Red Rock’s 196,000 acres lie adjacent to another product of the Cretaceous—the stunning Spring Mountains—which I explored the following day. Formed when massive slabs of seabed limestone were thrust on top of one another, the Springs are in many ways a distinct eco-island, complete with locally endemic species. The highest point is the summit of Charleston Peak, just shy of 12,000 feet. Rising from scorching desert, Charleston Peak is blanketed with ponderosa pines and bears snow as late as May. I managed to hike high enough to have some trouble breathing, though the waterfall at trail’s end made me glad I had kept going.
My next target, on day three, was a traveling mountain. Between 5 and 19 million years ago, the Pacific Plate’s northwest movement tugged the North American Plate westward, breaking Frenchman Mountain off the Colorado Plateau, home to the Grand Canyon. The plate interactions hauled the mountain 50 miles west and deposited it on the eastern edge of what is now metropolitan Las Vegas. Layer for layer, the rocks of Frenchman match those of the Grand Canyon. And, like the canyon, Frenchman is famous for an enormous gap in the ages of two adjacent rock strata. Stephen Rowland, a paleontologist in the UNLV department of geoscience, told me that the Precambrian granite and schist at the base are about 1.7 billion years old. Sitting immediately above them is Tapeats sandstone, just a half-billion years old. The missing 1.2 billion years—25 percent of the earth’s age—is a gap known as the Great Unconformity. Rowland says that the granite and schist formed deep inside an ancient mountain range. Erosion eventually wore the mountains down, exposing the older rocks. Rising sea levels then buried them in sand, which became the younger stone.
Seeing the geologic remnants of the prehistoric ocean that once covered the region got me curious about the gargantuan water recovery effort that makes a desert megalopolis like Las Vegas possible, so I made my last stop the Clark County Wetlands Park Nature Preserve, just south of Frenchman. There, wastewater from the city is cleaned before being shunted back into Lake Mead, the city’s primary freshwater supply. A water purification plant handles most of the task, but the wetlands’ strategically planted vegetation helps. There is no smell, and the 130 acres of flora provide habitat for an impressive variety of wildlife.
As dusk descended and the air cooled, I heard a coyote in the distance. This may not be what most people think of when they imagine getting wild in Vegas, but for me it felt perfect.
While You’re There...
Hoover Dam Constructed in the 1930s on the Colorado River, this man-made wonder created Lake Mead, the largest reservoir in the United States.

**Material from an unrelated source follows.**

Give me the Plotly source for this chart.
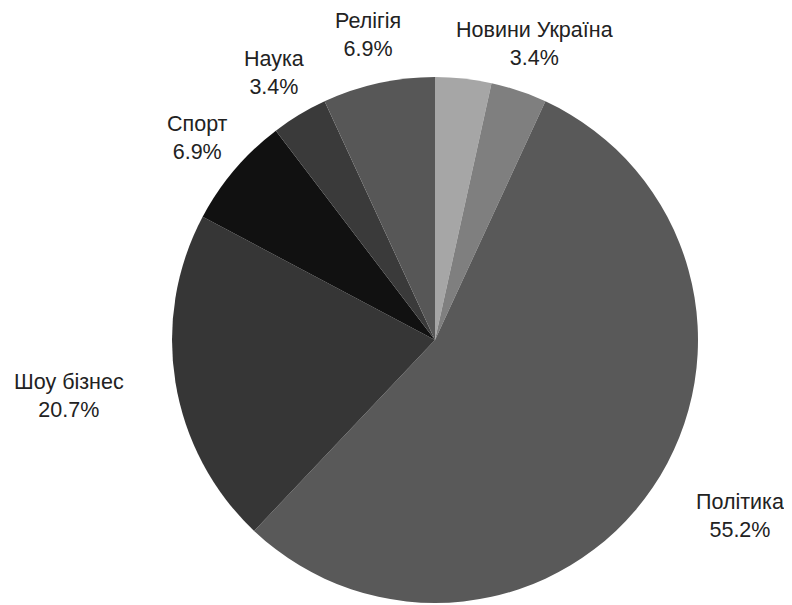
import math
import plotly.graph_objects as go

# ---- data ----
categories = [" ", "Новини Україна", "Політика", "Шоу бізнес", "Спорт", "Наука", "Релігія"]
values = [1, 1, 16, 6, 2, 1, 2]
show_label = [False, True, True, True, True, True, True]
colors = ["#a6a6a6", "#7f7f7f", "#595959", "#363636", "#111111", "#3a3a3a", "#575757"]

# ---- layout geometry (pixels, in screenshot coordinates) ----
W, H = 792, 605
OFF = 8  # default page body margin
cx, cy, r = 435, 340, 263
R_TOP, R_SIDE = 312, 313
FS = 21.5
FONT = dict(family="Liberation Sans, Arial, sans-serif", size=FS, color="#222222")


def px_x(x):
    return (x - OFF) / W


def px_y(y):
    return 1 - (y - OFF) / H


dom_x = [px_x(cx - r), px_x(cx + r)]
dom_y = [px_y(cy + r), px_y(cy - r)]

fig = go.Figure(go.Pie(
    labels=categories,
    values=values,
    sort=False,
    direction="clockwise",
    rotation=0,
    marker=dict(colors=colors, line=dict(width=0)),
    textinfo="none",
    hoverinfo="label+percent",
    domain=dict(x=dom_x, y=dom_y),
    showlegend=False,
))

total = sum(values)
annotations = []
cum = 0
for name, v, show in zip(categories, values, show_label):
    mid = (cum + v / 2) / total * 2 * math.pi
    cum += v
    if not show:
        continue
    dx, dy = math.sin(mid), -math.cos(mid)
    pct = f"{100 * v / total:.1f}%"
    if abs(dx) > 0.8:
        ax = cx + R_SIDE * dx
        bcy = cy + R_SIDE * dy + (5 if dx < 0 else 0)
        xanchor = "left" if dx > 0 else "right"
    else:
        ax = cx + R_TOP * dx
        bcy = cy + R_TOP * dy
        xanchor = "center"
    annotations.append(dict(
        x=px_x(ax), y=px_y(bcy), xref="paper", yref="paper",
        text=f"{name}<br>{pct}", showarrow=False,
        xanchor=xanchor, yanchor="middle", align="center", font=FONT,
    ))

fig.update_layout(
    width=W, height=H,
    margin=dict(l=0, r=0, t=0, b=0),
    paper_bgcolor="white", plot_bgcolor="white",
    annotations=annotations,
)

fig.write_html("out.html")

Valley of Fire State Park See petrified logs dating from the Triassic and sandstone “beehives” resembling apartment buildings that may have provided shelter to the area’s early inhabitants, who left petroglyphs on canyon walls. For movie buffs, this is where Captain Kirk met his death in Star Trek: Generations.
Death Valley National Park Explore 3 million acres of wilderness, including the Badwater Basin salt flats, the lowest elevation in North America at 282 feet below sea level.
City Center When you’re ready to return to civilization, check out the engineering marvels of this new, 18-million-square-foot Las Vegas complex, the first in the city to earn the U.S. Green Building Council’s LEED Gold environmental certification for features such as a natural gas electricity plant whose waste heat is used to generate hot water.